* _OBJECTIVE_:
Exclude the pictures and reproduce the remaining data exactly as written.

━━━

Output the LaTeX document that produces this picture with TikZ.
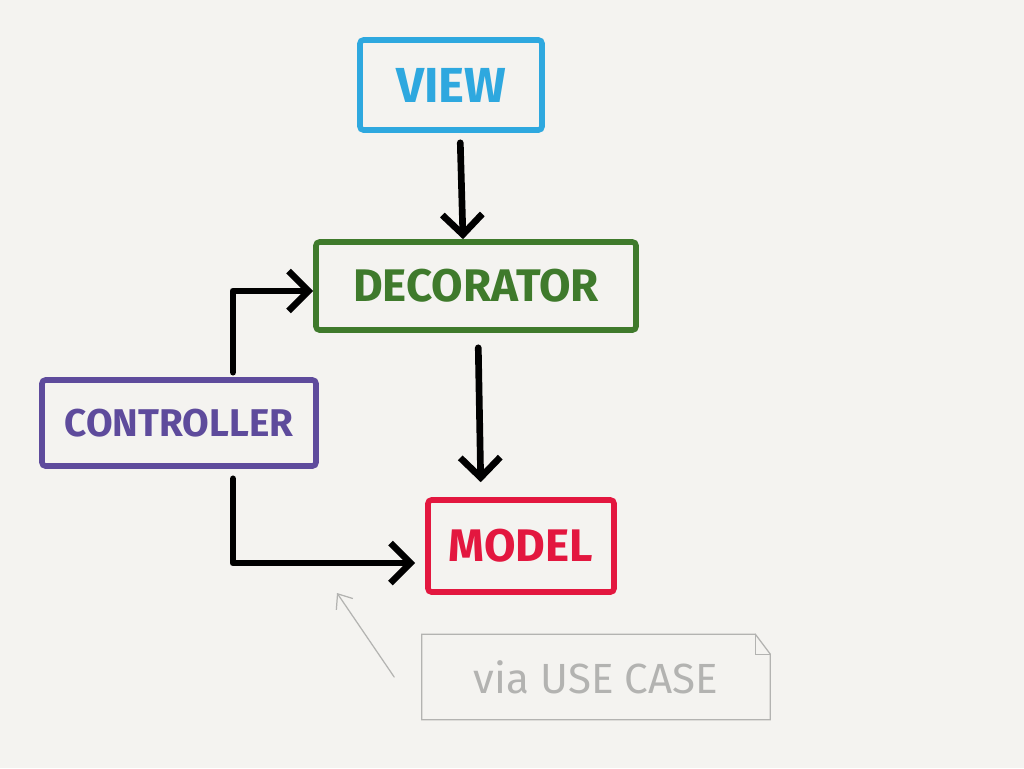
\documentclass[tikz,border=0pt]{standalone}
\usepackage{fontspec}
\setsansfont{Fira Sans}
\usetikzlibrary{arrows.meta}
\definecolor{paper}{HTML}{F4F3F0}
\definecolor{viewblue}{HTML}{2EA8DF}
\definecolor{decogreen}{HTML}{3F7A2C}
\definecolor{ctrlpurple}{HTML}{5E4B9C}
\definecolor{modelred}{HTML}{E3173F}
\definecolor{pencil}{HTML}{B3B3B1}
\tikzset{
  box/.style={draw, line width=3.2pt, rounded corners=2pt, line cap=round,
    font=\sffamily\bfseries, inner sep=0pt},
  link/.style={line width=3.8pt, line cap=round, line join=round,
    -{Straight Barb[length=4mm,width=8mm]}},
  sketch/.style={pencil, line width=0.7pt, line cap=round}
}

\begin{document}
\begin{tikzpicture}[x=0.02cm,y=-0.02cm]
        \fill[paper] (0,0) rectangle (1024,768);
        \useasboundingbox (0,0) rectangle (1024,768);
        % boxes
        \node[box, draw=viewblue, text=viewblue, minimum width=3.64cm, minimum height=1.8cm,
              font=\sffamily\bfseries\fontsize{28}{30}\selectfont] (view) at (451,85) {VIEW};
        \node[box, draw=decogreen, text=decogreen, minimum width=6.4cm, minimum height=1.76cm,
              font=\sffamily\bfseries\fontsize{26}{28}\selectfont] (deco) at (476,286) {DECORATOR};
        \node[box, draw=ctrlpurple, text=ctrlpurple, minimum width=5.48cm, minimum height=1.72cm,
              font=\sffamily\bfseries\fontsize{22}{24}\selectfont] (ctrl) at (179,423) {CONTROLLER};
        \node[box, draw=modelred, text=modelred, minimum width=3.72cm, minimum height=1.84cm,
              font=\sffamily\bfseries\fontsize{26}{28}\selectfont] (model) at (521,546) {MODEL};
        % the pencil note
        \node[text=pencil, minimum width=6.96cm, minimum height=1.7cm, inner sep=0pt,
              font=\sffamily\fontsize{24}{26}\selectfont] (note) at (596,677) {via USE CASE};
        \draw[sketch] (note.north west) -- ([xshift=-0.3cm]note.north east)
              -- ([yshift=-0.4cm]note.north east) -- (note.south east)
              -- (note.south west) -- cycle;
        \draw[sketch] ([xshift=-0.3cm]note.north east) |- ([yshift=-0.4cm]note.north east);
        % arrows
        \draw[link, shorten <=0.2cm] ([xshift=0.18cm]view.south) -- ([xshift=-0.26cm]deco.north);
        \draw[link, shorten <=0.3cm, shorten >=0.3cm] ([xshift=0.04cm]deco.south) -- ([xshift=-0.8cm]model.north);
        \draw[link, shorten <=0.1cm] ([xshift=1.08cm]ctrl.north) |- ([yshift=-0.1cm]deco.west);
        \draw[link, shorten <=0.2cm, shorten >=0.2cm] ([xshift=1.08cm]ctrl.south) |- ([yshift=-0.34cm]model.west);
        \coordinate (hint) at (337,593);
        \draw[sketch, -{Straight Barb[length=2.5mm,width=4mm]}] ([xshift=-0.55cm]note.west) -- (hint);
\end{tikzpicture}
\end{document}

━━━

* _FINAL RESULT_:
Output the LaTeX document that produces this picture with TikZ.
\documentclass[tikz,border=0pt]{standalone}
\usepackage{fontspec}
\setsansfont{Fira Sans}
\usetikzlibrary{arrows.meta}
\definecolor{paper}{HTML}{F4F3F0}
\definecolor{viewblue}{HTML}{2EA8DF}
\definecolor{decogreen}{HTML}{3F7A2C}
\definecolor{ctrlpurple}{HTML}{5E4B9C}
\definecolor{modelred}{HTML}{E3173F}
\definecolor{pencil}{HTML}{B3B3B1}
\tikzset{
  box/.style={draw, line width=3.2pt, rounded corners=2pt, line cap=round,
    font=\sffamily\bfseries, inner sep=0pt},
  link/.style={line width=3.8pt, line cap=round, line join=round,
    -{Straight Barb[length=4mm,width=8mm]}},
  sketch/.style={pencil, line width=0.7pt, line cap=round}
}

\begin{document}
\begin{tikzpicture}[x=0.02cm,y=-0.02cm]
        \fill[paper] (0,0) rectangle (1024,768);
        \useasboundingbox (0,0) rectangle (1024,768);
        % boxes
        \node[box, draw=viewblue, text=viewblue, minimum width=3.64cm, minimum height=1.8cm,
              font=\sffamily\bfseries\fontsize{28}{30}\selectfont] (view) at (451,85) {VIEW};
        \node[box, draw=decogreen, text=decogreen, minimum width=6.4cm, minimum height=1.76cm,
              font=\sffamily\bfseries\fontsize{26}{28}\selectfont] (deco) at (476,286) {DECORATOR};
        \node[box, draw=ctrlpurple, text=ctrlpurple, minimum width=5.48cm, minimum height=1.72cm,
              font=\sffamily\bfseries\fontsize{22}{24}\selectfont] (ctrl) at (179,423) {CONTROLLER};
        \node[box, draw=modelred, text=modelred, minimum width=3.72cm, minimum height=1.84cm,
              font=\sffamily\bfseries\fontsize{26}{28}\selectfont] (model) at (521,546) {MODEL};
        % the pencil note
        \node[text=pencil, minimum width=6.96cm, minimum height=1.7cm, inner sep=0pt,
              font=\sffamily\fontsize{24}{26}\selectfont] (note) at (596,677) {via USE CASE};
        \draw[sketch] (note.north west) -- ([xshift=-0.3cm]note.north east)
              -- ([yshift=-0.4cm]note.north east) -- (note.south east)
              -- (note.south west) -- cycle;
        \draw[sketch] ([xshift=-0.3cm]note.north east) |- ([yshift=-0.4cm]note.north east);
        % arrows
        \draw[link, shorten <=0.2cm] ([xshift=0.18cm]view.south) -- ([xshift=-0.26cm]deco.north);
        \draw[link, shorten <=0.3cm, shorten >=0.3cm] ([xshift=0.04cm]deco.south) -- ([xshift=-0.8cm]model.north);
        \draw[link, shorten <=0.1cm] ([xshift=1.08cm]ctrl.north) |- ([yshift=-0.1cm]deco.west);
        \draw[link, shorten <=0.2cm, shorten >=0.2cm] ([xshift=1.08cm]ctrl.south) |- ([yshift=-0.34cm]model.west);
        \coordinate (hint) at (337,593);
        \draw[sketch, -{Straight Barb[length=2.5mm,width=4mm]}] ([xshift=-0.55cm]note.west) -- (hint);
\end{tikzpicture}
\end{document}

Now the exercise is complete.